In a watershed moment, President Donald Trump met with al-Sharaa during a visit to Saudi Arabia in May, a major boost from Washington as the new Damascus authorities try to consolidate control.
Amid the Sweida violence, the U.S., which has been pushing to broker ties between Syria and Israel, launched a flurry of diplomacy to push for a ceasefire.
Secretary of State Marco Rubio said the U.S. was 'very worried' about the violence, describing it as a 'direct threat to efforts to help build a peaceful and stable Syria,' and added that Washington was in 'repeated and constant talks with the governments of Syria and Israel' to deescalate.
Turkey
Turkey, an ally of both the U.S. and al-Sharaa's government, was also part of the mediation efforts over Sweida.

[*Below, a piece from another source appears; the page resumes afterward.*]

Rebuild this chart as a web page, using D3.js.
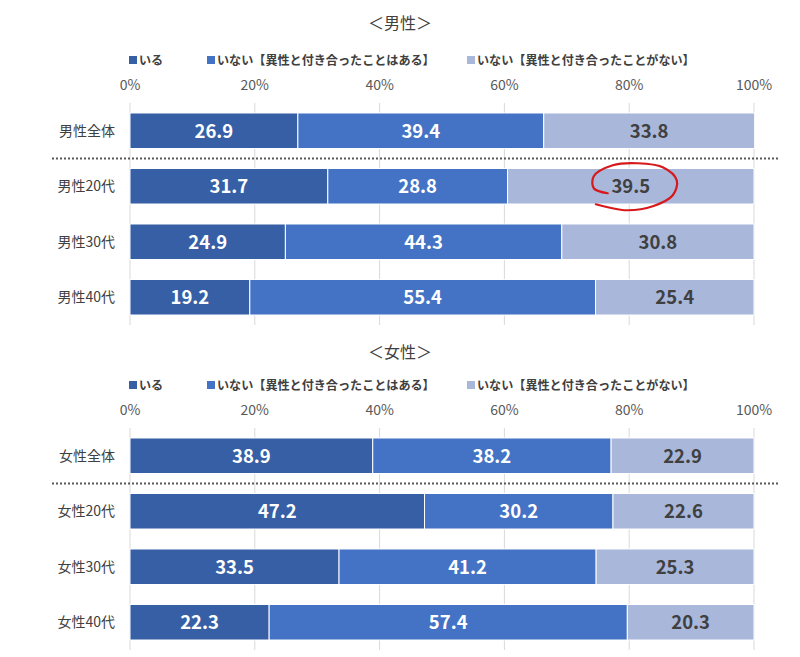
<!DOCTYPE html>
<html><head><meta charset="utf-8">
<script src="https://cdn.jsdelivr.net/npm/d3@7"></script>
<style>body{margin:0;background:#fff}svg{display:block;font-family:"Noto Sans CJK JP","Noto Sans",sans-serif}</style>
</head><body><svg id="c" width="800" height="657"></svg>
<script>
const seriesNames = ["いる","いない【異性と付き合ったことはある】","いない【異性と付き合ったことがない】"];
const maleCats = ["男性全体","男性20代","男性30代","男性40代"];
const maleIru = [26.9,31.7,24.9,19.2];
const maleAru = [39.4,28.8,44.3,55.4];
const maleNai = [33.8,39.5,30.8,25.4];
const femaleCats = ["女性全体","女性20代","女性30代","女性40代"];
const femaleIru = [38.9,47.2,33.5,22.3];
const femaleAru = [38.2,30.2,41.2,57.4];
const femaleNai = [22.9,22.6,25.3,20.3];
const tickVals = [0,20,40,60,80,100];
const colors = ["#365FA6","#4473C5","#A9B7DB"];
const labelColors = ["#fff","#fff","#404040"];

const svg = d3.select("#c");
const x = d3.scaleLinear().domain([0,100]).range([130,754]);

function panel(title, cats, vals, top, titleDy, highlight){
  const g = svg.append("g");
  g.append("text").attr("x",400).attr("y",top+titleDy).attr("text-anchor","middle")
    .attr("font-size",16).attr("fill","#404040").text("＜"+title+"＞");
  const lx=[129,207,467];
  seriesNames.forEach((n,i)=>{
    g.append("rect").attr("x",lx[i]).attr("y",top+56).attr("width",8).attr("height",8).attr("fill",colors[i]);
    g.append("text").attr("x",lx[i]+10).attr("y",top+65).attr("font-size",12.1).attr("font-weight","bold")
      .attr("fill","#404040").text(n);
  });
  tickVals.forEach(t=>{
    g.append("text").attr("x",x(t)).attr("y",top+90).attr("text-anchor","middle")
      .attr("font-size",14).attr("fill","#595959").text(t+"%");
  });
  const y = d3.scaleBand().domain(cats).range([top+103,top+325]).paddingInner(0.36).paddingOuter(0.18);
  g.append("g").selectAll("line").data(tickVals).join("line")
    .attr("x1",d=>x(d)).attr("x2",d=>x(d)).attr("y1",top+103).attr("y2",top+325)
    .attr("stroke","#d9d9d9").attr("stroke-width",1);
  const sepY = (y(cats[0])+y.bandwidth()+y(cats[1]))/2;
  g.append("line").attr("x1",52).attr("x2",780).attr("y1",sepY).attr("y2",sepY)
    .attr("stroke","#595959").attr("stroke-width",2).attr("stroke-dasharray","2,2");
  cats.forEach((c,ci)=>{
    let cum=0;
    vals.forEach((arr,si)=>{
      const v=arr[ci];
      g.append("rect").attr("x",x(cum)).attr("y",y(c)).attr("width",x(cum+v)-x(cum)).attr("height",y.bandwidth())
        .attr("fill",colors[si]).attr("stroke","#fff").attr("stroke-width",1);
      g.append("text").attr("x",x(cum+v/2)).attr("y",y(c)+y.bandwidth()/2+7).attr("text-anchor","middle")
        .attr("font-size",18.5).attr("font-weight","bold").attr("fill",labelColors[si]).text(v.toFixed(1));
      cum+=v;
    });
    g.append("text").attr("x",115).attr("y",y(c)+y.bandwidth()/2+5).attr("text-anchor","end")
      .attr("font-size",14).attr("fill","#404040").text(c);
  });
  if(highlight){
    const [ci,si]=highlight;
    let cum=0; for(let k=0;k<si;k++) cum+=vals[k][ci];
    const cx=x(cum+vals[si][ci]/2)+2, cy=y(cats[ci])+y.bandwidth()/2;
    const pts=[[-25,7],[-39,2],[-39,-10],[-20,-21],[5,-23],[30,-19],[44,-6],[40,9],[20,20],[-5,24],[-25,21],[-37,18]]
      .map(p=>[cx+p[0],cy+p[1]]);
    g.append("path").attr("d",d3.line().curve(d3.curveCatmullRom)(pts))
      .attr("fill","none").attr("stroke","#D7191C").attr("stroke-width",2.2).attr("stroke-linecap","round");
  }
}
panel("男性", maleCats, [maleIru,maleAru,maleNai], 0, 29, [1,2]);
panel("女性", femaleCats, [femaleIru,femaleAru,femaleNai], 325, 33, null);
</script></body></html>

Ankara wants a strong state in Damascus and is primarily concerned with curtailing the influence of Kurdish groups in Syria along the border with Turkey — specifically, the Kurdish-led Syrian Democratic Forces, or SDF.
While the Kurdish SDF fighters are allied with the U.S. and were key in defeating the Islamic State militants, Ankara considers them terrorists because of their association with the Kurdistan Workers' Party, or PKK, which has waged a long-running insurgency in Turkey.
The Kurdish-led forces
The Kurdish-led SDF controls much of northeast Syria and was not part of the Sweida violence. But its fighters have in the past clashed with Turkish-backed groups that are now part of the new Syrian government forces.

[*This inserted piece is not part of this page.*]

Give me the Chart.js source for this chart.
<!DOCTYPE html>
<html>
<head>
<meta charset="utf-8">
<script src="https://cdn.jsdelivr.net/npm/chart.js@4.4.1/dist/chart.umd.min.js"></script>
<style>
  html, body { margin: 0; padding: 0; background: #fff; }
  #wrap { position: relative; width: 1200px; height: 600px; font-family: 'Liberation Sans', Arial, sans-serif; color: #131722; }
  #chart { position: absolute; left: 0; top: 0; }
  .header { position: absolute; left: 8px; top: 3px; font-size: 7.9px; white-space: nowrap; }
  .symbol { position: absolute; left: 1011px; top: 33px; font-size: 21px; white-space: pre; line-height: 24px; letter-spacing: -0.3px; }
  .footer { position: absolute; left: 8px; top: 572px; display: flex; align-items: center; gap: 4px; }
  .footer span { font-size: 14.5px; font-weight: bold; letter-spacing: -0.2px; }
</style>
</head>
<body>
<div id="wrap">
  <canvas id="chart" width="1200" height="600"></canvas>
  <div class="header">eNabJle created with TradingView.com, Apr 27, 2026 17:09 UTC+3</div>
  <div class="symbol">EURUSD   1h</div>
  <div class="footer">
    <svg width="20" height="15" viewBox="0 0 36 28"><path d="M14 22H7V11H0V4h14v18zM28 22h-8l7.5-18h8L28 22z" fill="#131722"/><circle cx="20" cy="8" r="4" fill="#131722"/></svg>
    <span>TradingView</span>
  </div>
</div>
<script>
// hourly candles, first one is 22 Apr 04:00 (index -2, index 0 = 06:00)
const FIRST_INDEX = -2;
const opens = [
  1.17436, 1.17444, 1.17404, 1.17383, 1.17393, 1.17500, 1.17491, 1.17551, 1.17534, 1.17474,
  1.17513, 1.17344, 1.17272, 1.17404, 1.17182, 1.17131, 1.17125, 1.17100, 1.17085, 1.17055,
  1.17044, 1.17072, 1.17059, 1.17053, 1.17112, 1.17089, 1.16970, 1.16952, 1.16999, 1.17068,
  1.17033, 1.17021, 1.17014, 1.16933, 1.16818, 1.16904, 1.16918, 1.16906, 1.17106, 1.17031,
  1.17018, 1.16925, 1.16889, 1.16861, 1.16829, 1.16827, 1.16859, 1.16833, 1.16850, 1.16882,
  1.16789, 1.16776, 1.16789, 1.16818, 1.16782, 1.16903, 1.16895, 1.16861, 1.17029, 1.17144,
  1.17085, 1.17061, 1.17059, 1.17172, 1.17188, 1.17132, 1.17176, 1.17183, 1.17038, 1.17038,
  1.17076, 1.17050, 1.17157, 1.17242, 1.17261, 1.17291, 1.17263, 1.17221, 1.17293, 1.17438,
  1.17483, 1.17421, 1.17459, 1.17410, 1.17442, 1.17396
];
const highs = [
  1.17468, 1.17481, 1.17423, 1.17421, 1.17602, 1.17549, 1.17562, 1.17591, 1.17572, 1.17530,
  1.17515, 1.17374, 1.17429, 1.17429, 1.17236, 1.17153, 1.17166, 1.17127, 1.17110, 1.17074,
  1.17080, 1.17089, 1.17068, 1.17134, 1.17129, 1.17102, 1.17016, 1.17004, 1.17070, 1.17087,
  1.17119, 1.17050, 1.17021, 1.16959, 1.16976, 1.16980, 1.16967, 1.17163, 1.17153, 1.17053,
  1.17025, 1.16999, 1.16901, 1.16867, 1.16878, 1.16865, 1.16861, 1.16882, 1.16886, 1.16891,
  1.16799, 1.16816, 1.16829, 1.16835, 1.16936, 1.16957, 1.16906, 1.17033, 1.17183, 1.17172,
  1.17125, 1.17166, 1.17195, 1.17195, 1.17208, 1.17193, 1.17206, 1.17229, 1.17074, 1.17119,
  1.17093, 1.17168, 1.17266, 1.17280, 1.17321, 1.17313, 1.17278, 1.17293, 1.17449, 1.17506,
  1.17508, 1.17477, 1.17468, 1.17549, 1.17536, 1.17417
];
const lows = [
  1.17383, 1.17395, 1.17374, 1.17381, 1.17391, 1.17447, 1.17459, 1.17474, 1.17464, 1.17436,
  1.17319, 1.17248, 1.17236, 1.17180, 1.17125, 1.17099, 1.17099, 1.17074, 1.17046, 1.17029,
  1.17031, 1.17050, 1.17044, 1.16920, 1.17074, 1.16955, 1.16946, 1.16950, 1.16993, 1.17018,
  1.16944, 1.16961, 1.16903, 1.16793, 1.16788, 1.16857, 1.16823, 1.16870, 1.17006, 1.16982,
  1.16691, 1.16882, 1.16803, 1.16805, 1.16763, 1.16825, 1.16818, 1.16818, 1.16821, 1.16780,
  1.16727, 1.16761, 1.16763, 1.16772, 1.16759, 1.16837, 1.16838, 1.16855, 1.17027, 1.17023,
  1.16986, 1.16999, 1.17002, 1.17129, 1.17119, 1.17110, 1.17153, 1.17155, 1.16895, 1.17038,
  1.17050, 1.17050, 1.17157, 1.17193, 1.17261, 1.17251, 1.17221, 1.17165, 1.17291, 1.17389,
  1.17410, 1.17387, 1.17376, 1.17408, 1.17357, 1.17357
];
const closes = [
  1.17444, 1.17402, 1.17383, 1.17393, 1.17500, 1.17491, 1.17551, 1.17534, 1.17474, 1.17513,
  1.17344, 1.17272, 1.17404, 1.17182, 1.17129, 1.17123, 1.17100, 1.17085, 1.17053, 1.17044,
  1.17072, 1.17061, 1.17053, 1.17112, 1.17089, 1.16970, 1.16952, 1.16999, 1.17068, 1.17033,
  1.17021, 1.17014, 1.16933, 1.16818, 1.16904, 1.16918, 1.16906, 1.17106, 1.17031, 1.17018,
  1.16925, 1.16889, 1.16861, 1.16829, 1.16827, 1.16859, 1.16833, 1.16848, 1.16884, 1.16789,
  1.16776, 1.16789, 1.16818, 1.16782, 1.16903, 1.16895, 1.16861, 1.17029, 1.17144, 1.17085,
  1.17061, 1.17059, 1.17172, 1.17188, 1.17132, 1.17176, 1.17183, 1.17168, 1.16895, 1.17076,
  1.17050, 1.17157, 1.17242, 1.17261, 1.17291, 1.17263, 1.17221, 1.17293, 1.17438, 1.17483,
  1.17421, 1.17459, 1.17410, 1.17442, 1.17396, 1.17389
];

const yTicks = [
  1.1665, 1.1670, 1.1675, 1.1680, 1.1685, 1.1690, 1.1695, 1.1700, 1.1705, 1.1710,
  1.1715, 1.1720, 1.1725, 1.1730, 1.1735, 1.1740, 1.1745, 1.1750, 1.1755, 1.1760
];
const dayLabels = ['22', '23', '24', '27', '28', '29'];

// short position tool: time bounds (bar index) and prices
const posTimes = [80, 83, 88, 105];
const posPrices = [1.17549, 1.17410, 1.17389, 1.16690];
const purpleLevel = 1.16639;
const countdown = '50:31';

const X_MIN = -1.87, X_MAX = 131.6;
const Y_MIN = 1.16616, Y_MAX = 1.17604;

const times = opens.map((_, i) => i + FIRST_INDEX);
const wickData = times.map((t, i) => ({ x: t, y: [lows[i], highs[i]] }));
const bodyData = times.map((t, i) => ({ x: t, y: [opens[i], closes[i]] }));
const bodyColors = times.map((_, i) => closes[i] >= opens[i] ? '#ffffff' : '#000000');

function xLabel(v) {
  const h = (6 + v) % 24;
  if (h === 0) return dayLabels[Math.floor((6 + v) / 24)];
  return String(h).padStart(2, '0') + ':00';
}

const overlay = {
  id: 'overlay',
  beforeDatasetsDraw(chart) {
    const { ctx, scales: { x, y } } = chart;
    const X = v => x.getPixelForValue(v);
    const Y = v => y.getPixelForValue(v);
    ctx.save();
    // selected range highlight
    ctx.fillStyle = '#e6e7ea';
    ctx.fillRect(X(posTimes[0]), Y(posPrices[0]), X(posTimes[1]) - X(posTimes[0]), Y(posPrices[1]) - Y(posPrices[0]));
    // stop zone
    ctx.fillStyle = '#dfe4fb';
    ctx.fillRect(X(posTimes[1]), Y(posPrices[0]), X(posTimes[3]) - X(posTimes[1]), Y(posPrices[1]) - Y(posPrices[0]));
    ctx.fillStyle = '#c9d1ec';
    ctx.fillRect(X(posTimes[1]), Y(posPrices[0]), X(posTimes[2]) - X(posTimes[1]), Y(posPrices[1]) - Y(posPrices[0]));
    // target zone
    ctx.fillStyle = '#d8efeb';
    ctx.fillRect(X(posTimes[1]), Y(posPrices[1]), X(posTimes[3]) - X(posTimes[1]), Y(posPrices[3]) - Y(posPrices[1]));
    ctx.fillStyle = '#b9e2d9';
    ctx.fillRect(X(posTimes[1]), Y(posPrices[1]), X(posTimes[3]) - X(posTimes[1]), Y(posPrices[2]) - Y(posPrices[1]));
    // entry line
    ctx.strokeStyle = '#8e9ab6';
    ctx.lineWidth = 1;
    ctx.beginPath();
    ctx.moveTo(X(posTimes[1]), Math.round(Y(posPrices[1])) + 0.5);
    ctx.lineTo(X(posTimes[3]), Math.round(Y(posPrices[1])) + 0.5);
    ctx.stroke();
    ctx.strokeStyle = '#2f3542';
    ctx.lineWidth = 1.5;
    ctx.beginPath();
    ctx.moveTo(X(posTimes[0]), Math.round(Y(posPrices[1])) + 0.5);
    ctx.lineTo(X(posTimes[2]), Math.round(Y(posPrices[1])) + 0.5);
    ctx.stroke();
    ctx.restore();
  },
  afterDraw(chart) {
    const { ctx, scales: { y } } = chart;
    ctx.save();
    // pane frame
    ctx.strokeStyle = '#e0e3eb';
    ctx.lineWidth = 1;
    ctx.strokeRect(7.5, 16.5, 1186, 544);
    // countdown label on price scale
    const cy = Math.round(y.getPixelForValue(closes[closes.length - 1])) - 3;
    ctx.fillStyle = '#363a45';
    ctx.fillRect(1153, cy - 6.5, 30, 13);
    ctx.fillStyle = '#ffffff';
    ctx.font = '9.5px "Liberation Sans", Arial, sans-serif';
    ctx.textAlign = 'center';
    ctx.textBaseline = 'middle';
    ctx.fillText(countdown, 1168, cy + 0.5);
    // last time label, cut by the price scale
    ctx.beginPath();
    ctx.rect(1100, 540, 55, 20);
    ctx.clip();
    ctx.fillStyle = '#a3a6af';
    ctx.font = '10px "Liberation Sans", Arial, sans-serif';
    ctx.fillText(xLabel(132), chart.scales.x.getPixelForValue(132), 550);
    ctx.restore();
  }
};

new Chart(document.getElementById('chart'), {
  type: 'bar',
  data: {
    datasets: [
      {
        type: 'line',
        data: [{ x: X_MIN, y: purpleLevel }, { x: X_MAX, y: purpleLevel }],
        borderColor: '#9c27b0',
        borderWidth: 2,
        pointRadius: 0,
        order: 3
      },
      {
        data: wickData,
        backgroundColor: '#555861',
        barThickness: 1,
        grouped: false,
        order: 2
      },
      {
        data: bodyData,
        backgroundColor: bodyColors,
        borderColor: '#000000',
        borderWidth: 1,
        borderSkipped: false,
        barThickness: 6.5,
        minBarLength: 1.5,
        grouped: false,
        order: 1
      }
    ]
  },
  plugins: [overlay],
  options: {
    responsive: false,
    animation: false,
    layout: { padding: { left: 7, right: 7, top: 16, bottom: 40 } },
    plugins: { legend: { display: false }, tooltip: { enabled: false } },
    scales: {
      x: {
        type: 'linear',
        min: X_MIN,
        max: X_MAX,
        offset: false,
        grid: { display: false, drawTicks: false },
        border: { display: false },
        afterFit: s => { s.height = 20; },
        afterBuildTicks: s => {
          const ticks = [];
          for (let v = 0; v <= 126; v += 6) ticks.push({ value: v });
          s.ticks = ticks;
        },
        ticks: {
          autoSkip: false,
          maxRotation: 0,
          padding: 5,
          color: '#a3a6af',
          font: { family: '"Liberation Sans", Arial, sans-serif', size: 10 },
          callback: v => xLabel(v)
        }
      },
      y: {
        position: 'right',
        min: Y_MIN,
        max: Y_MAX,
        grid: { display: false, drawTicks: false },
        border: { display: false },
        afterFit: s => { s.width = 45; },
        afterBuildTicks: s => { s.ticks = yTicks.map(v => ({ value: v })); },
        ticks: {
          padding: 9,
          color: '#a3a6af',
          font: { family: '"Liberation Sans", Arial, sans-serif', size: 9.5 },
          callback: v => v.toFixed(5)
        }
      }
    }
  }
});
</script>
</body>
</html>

In March, the SDF and Damascus signed a landmark deal — backed by Washington — under which the Kurdish-led forces would merge with the new Syrian national army. The deal also said Syria's border crossings with Iraq and Turkey, as well as airports and oil fields in the northeast that are now under the SDF control would be turned over to the central government.
But the details of the deal were left vague, and the two sides have been at odds over how to implement it. The Sweida escalation could further sideline those discussions.